La exposición es una muestra del vanidoso desespero humano tras el mito de la inmortalidad. El imperio de Qin Shi Huang se desvaneció junto con él, que no duró diez mil años sino cincuenta y piquito. Al final todo se difumina excepto el genio de los artistas semiesclavizados. Pero no existen imperios de diez mil años ni cuerpo que lo resista. Pensarse inmortal como los dioses es una vana ilusión del engreído, del inflado de poder.

La contemplación de estos guerreros, un tesoro considerado patrimonio de la humanidad por la Unesco, produce emoción por el trabajo creador y horror ante los tiranos empeñados en perpetuarse.

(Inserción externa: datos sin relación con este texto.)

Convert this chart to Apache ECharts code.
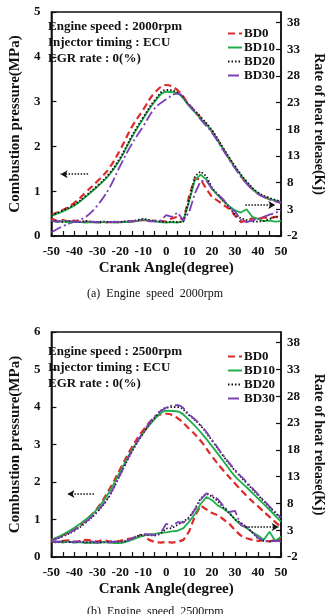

En la exposición, los niños encuentran un sitio para ensayar sus propias figuras alrededor de una mesa en un “taller de barro”. Imitan al menos los rudimentos del arte que data de hace tantos siglos. También colorean con creyones lo que antes se hacía con barniz. Más allá, jóvenes se toman fotos al lado de las efigies.

Un ejército de arcilla que fue levantado por otro ejército de artesanos de carne y hueso. Hay una hazaña revivida, y también una atroz pesadilla que vuelve a tomar cuerpo: ¿cuántos de aquellos escultores dejaron en la misma tierra su propio pellejo exhausto?